[Begin Collected material]

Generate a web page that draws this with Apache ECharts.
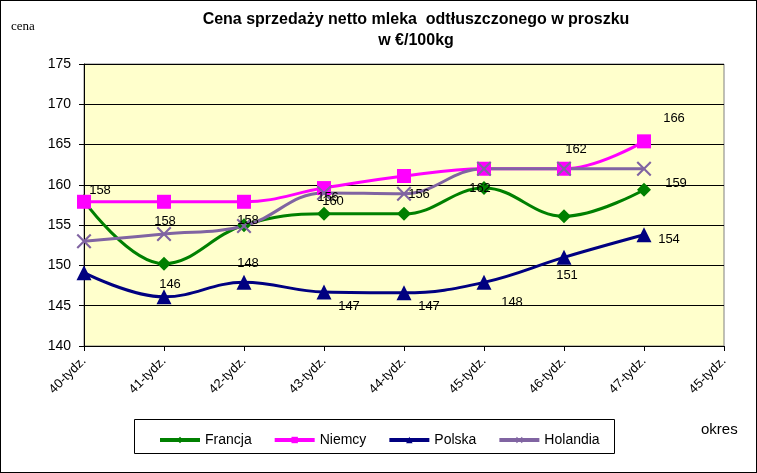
<!DOCTYPE html>
<html>
<head>
<meta charset="utf-8">
<script src="https://cdn.jsdelivr.net/npm/echarts@6/dist/echarts.min.js"></script>
<style>
  html, body { margin: 0; padding: 0; background: #fff; }
  #chart { width: 757px; height: 473px; box-sizing: border-box; border: 1px solid #000; }
</style>
</head>
<body>
<div id="chart"></div>
<script>
// dane
var weeks = ['40-tydz.', '41-tydz.', '42-tydz.', '43-tydz.', '44-tydz.', '45-tydz.', '46-tydz.', '47-tydz.', '45-tydz.'];
var francja = [158, 150.2, 155.0, 156.4, 156.4, 159.6, 156.1, 159.4];
var niemcy = [157.9, 157.9, 157.9, 159.6, 161.1, 162.0, 162.0, 165.4];
var polska = [149.1, 146.1, 147.9, 146.7, 146.6, 147.9, 151.0, 153.8];
var holandia = [153.0, 153.9, 154.9, 159.0, 158.9, 162.0, 162.0, 162.0];

// etykiety danych (tak jak na oryginale)
var francjaLabels = [null, null, null, '160', null, '162', null, '159'];
var niemcyLabels = ['158', null, null, null, null, null, '162', '166'];
var polskaLabels = [null, '146', '148', '147', '147', '148', '151', '154'];
var holandiaLabels = [null, '158', '158', '156', '156', null, null, null];

var yTicks = { min: 140, max: 175, step: 5 };

// przesuniecia etykiet wzgledem punktu
var labelOffsets = {
  francja: [null, null, null, [9, -12], null, [-4, 0], null, [32, -6]],
  niemcy: [[16, -11], null, null, null, null, null, [12, -19], [30, -23]],
  polska: [null, [6, -12], [4, -19], [25, 14], [25, 14], [28, 20], [3, 18], [25, 5]],
  holandia: [null, [1, -13], [4, -6], [4, 5], [15, 1], null, null, null]
};

var FONT = "'Liberation Sans', Arial, sans-serif";

function withLabels(values, labels, offsets) {
  return values.map(function (v, i) {
    var item = { value: v };
    if (labels[i] != null) {
      item.label = {
        show: true,
        formatter: labels[i],
        position: 'inside',
        offset: offsets[i] || [0, 0],
        color: '#000',
        fontFamily: FONT,
        fontSize: 13
      };
    }
    return item;
  });
}

var crossPath = 'path://M0,1 L1,0 L5,4 L9,0 L10,1 L6,5 L10,9 L9,10 L5,6 L1,10 L0,9 L4,5 Z';

function lineSeries(name, color, symbol, size, values, labels, offsets) {
  return {
    name: name,
    type: 'line',
    smooth: 0.4,
    symbol: symbol,
    symbolSize: size,
    data: withLabels(values, labels, offsets),
    lineStyle: { color: color, width: 3 },
    itemStyle: { color: color },
    label: { show: false },
    emphasis: { disabled: true },
    animation: false
  };
}

var chart = echarts.init(document.getElementById('chart'));
chart.setOption({
  animation: false,
  title: {
    text: 'Cena sprzedaży netto mleka  odtłuszczonego w proszku\nw €/100kg',
    left: 410,
    top: 3,
    textAlign: 'center',
    textStyle: { fontFamily: FONT, fontSize: 16, fontWeight: 'bold', color: '#000', lineHeight: 21 }
  },
  graphic: [
    {
      type: 'text', left: 10, top: 19,
      style: { text: 'cena', font: "13px 'Liberation Serif', 'Times New Roman', serif", fill: '#000' }
    },
    {
      type: 'text', left: 700, top: 421,
      style: { text: 'okres', font: "15px " + FONT, fill: '#000' }
    },
    {
      type: 'rect', left: 133, top: 418, z: -1,
      shape: { width: 480, height: 34 },
      style: { fill: '#fff', stroke: '#000', lineWidth: 1 }
    }
  ],
  legend: {
    left: 152,
    top: 427,
    itemWidth: 40,
    itemHeight: 8,
    itemGap: 21,
    itemStyle: { borderWidth: 0 },
    lineStyle: { width: 4 },
    textStyle: { fontFamily: FONT, fontSize: 14, color: '#000' },
    data: ['Francja', 'Niemcy', 'Polska', 'Holandia']
  },
  grid: {
    left: 83,
    top: 63,
    right: 32,
    bottom: 126,
    show: true,
    backgroundColor: '#FFFFCC',
    borderColor: '#808080',
    borderWidth: 1
  },
  xAxis: {
    type: 'category',
    data: weeks,
    boundaryGap: false,
    axisLine: { lineStyle: { color: '#000', width: 1 } },
    axisTick: { show: true, length: 5, lineStyle: { color: '#000' }, alignWithLabel: true },
    axisLabel: { rotate: 45, interval: 0, fontFamily: FONT, fontSize: 13, color: '#000', margin: 13 },
    splitLine: { show: false }
  },
  yAxis: {
    type: 'value',
    min: yTicks.min,
    max: yTicks.max,
    interval: yTicks.step,
    axisLine: { show: true, lineStyle: { color: '#000', width: 1 } },
    axisTick: { show: true, length: 5, lineStyle: { color: '#000' } },
    axisLabel: { fontFamily: FONT, fontSize: 14, color: '#000', margin: 13 },
    splitLine: { show: true, lineStyle: { color: '#000', width: 1 } }
  },
  series: [
    lineSeries('Francja', '#008000', 'diamond', 14, francja, francjaLabels, labelOffsets.francja),
    lineSeries('Niemcy', '#FF00FF', 'rect', 14, niemcy, niemcyLabels, labelOffsets.niemcy),
    lineSeries('Polska', '#000080', 'triangle', 15, polska, polskaLabels, labelOffsets.polska),
    lineSeries('Holandia', '#8064A2', crossPath, 15, holandia, holandiaLabels, labelOffsets.holandia)
  ]
});
</script>
</body>
</html>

[End Collected material]

**What you have to do:**
Repeat the data exactly, dropping every picture it holds.

**Correct output:**
Generate a web page that draws this with Apache ECharts.
<!DOCTYPE html>
<html>
<head>
<meta charset="utf-8">
<script src="https://cdn.jsdelivr.net/npm/echarts@6/dist/echarts.min.js"></script>
<style>
  html, body { margin: 0; padding: 0; background: #fff; }
  #chart { width: 757px; height: 473px; box-sizing: border-box; border: 1px solid #000; }
</style>
</head>
<body>
<div id="chart"></div>
<script>
// dane
var weeks = ['40-tydz.', '41-tydz.', '42-tydz.', '43-tydz.', '44-tydz.', '45-tydz.', '46-tydz.', '47-tydz.', '45-tydz.'];
var francja = [158, 150.2, 155.0, 156.4, 156.4, 159.6, 156.1, 159.4];
var niemcy = [157.9, 157.9, 157.9, 159.6, 161.1, 162.0, 162.0, 165.4];
var polska = [149.1, 146.1, 147.9, 146.7, 146.6, 147.9, 151.0, 153.8];
var holandia = [153.0, 153.9, 154.9, 159.0, 158.9, 162.0, 162.0, 162.0];

// etykiety danych (tak jak na oryginale)
var francjaLabels = [null, null, null, '160', null, '162', null, '159'];
var niemcyLabels = ['158', null, null, null, null, null, '162', '166'];
var polskaLabels = [null, '146', '148', '147', '147', '148', '151', '154'];
var holandiaLabels = [null, '158', '158', '156', '156', null, null, null];

var yTicks = { min: 140, max: 175, step: 5 };

// przesuniecia etykiet wzgledem punktu
var labelOffsets = {
  francja: [null, null, null, [9, -12], null, [-4, 0], null, [32, -6]],
  niemcy: [[16, -11], null, null, null, null, null, [12, -19], [30, -23]],
  polska: [null, [6, -12], [4, -19], [25, 14], [25, 14], [28, 20], [3, 18], [25, 5]],
  holandia: [null, [1, -13], [4, -6], [4, 5], [15, 1], null, null, null]
};

var FONT = "'Liberation Sans', Arial, sans-serif";

function withLabels(values, labels, offsets) {
  return values.map(function (v, i) {
    var item = { value: v };
    if (labels[i] != null) {
      item.label = {
        show: true,
        formatter: labels[i],
        position: 'inside',
        offset: offsets[i] || [0, 0],
        color: '#000',
        fontFamily: FONT,
        fontSize: 13
      };
    }
    return item;
  });
}

var crossPath = 'path://M0,1 L1,0 L5,4 L9,0 L10,1 L6,5 L10,9 L9,10 L5,6 L1,10 L0,9 L4,5 Z';

function lineSeries(name, color, symbol, size, values, labels, offsets) {
  return {
    name: name,
    type: 'line',
    smooth: 0.4,
    symbol: symbol,
    symbolSize: size,
    data: withLabels(values, labels, offsets),
    lineStyle: { color: color, width: 3 },
    itemStyle: { color: color },
    label: { show: false },
    emphasis: { disabled: true },
    animation: false
  };
}

var chart = echarts.init(document.getElementById('chart'));
chart.setOption({
  animation: false,
  title: {
    text: 'Cena sprzedaży netto mleka  odtłuszczonego w proszku\nw €/100kg',
    left: 410,
    top: 3,
    textAlign: 'center',
    textStyle: { fontFamily: FONT, fontSize: 16, fontWeight: 'bold', color: '#000', lineHeight: 21 }
  },
  graphic: [
    {
      type: 'text', left: 10, top: 19,
      style: { text: 'cena', font: "13px 'Liberation Serif', 'Times New Roman', serif", fill: '#000' }
    },
    {
      type: 'text', left: 700, top: 421,
      style: { text: 'okres', font: "15px " + FONT, fill: '#000' }
    },
    {
      type: 'rect', left: 133, top: 418, z: -1,
      shape: { width: 480, height: 34 },
      style: { fill: '#fff', stroke: '#000', lineWidth: 1 }
    }
  ],
  legend: {
    left: 152,
    top: 427,
    itemWidth: 40,
    itemHeight: 8,
    itemGap: 21,
    itemStyle: { borderWidth: 0 },
    lineStyle: { width: 4 },
    textStyle: { fontFamily: FONT, fontSize: 14, color: '#000' },
    data: ['Francja', 'Niemcy', 'Polska', 'Holandia']
  },
  grid: {
    left: 83,
    top: 63,
    right: 32,
    bottom: 126,
    show: true,
    backgroundColor: '#FFFFCC',
    borderColor: '#808080',
    borderWidth: 1
  },
  xAxis: {
    type: 'category',
    data: weeks,
    boundaryGap: false,
    axisLine: { lineStyle: { color: '#000', width: 1 } },
    axisTick: { show: true, length: 5, lineStyle: { color: '#000' }, alignWithLabel: true },
    axisLabel: { rotate: 45, interval: 0, fontFamily: FONT, fontSize: 13, color: '#000', margin: 13 },
    splitLine: { show: false }
  },
  yAxis: {
    type: 'value',
    min: yTicks.min,
    max: yTicks.max,
    interval: yTicks.step,
    axisLine: { show: true, lineStyle: { color: '#000', width: 1 } },
    axisTick: { show: true, length: 5, lineStyle: { color: '#000' } },
    axisLabel: { fontFamily: FONT, fontSize: 14, color: '#000', margin: 13 },
    splitLine: { show: true, lineStyle: { color: '#000', width: 1 } }
  },
  series: [
    lineSeries('Francja', '#008000', 'diamond', 14, francja, francjaLabels, labelOffsets.francja),
    lineSeries('Niemcy', '#FF00FF', 'rect', 14, niemcy, niemcyLabels, labelOffsets.niemcy),
    lineSeries('Polska', '#000080', 'triangle', 15, polska, polskaLabels, labelOffsets.polska),
    lineSeries('Holandia', '#8064A2', crossPath, 15, holandia, holandiaLabels, labelOffsets.holandia)
  ]
});
</script>
</body>
</html>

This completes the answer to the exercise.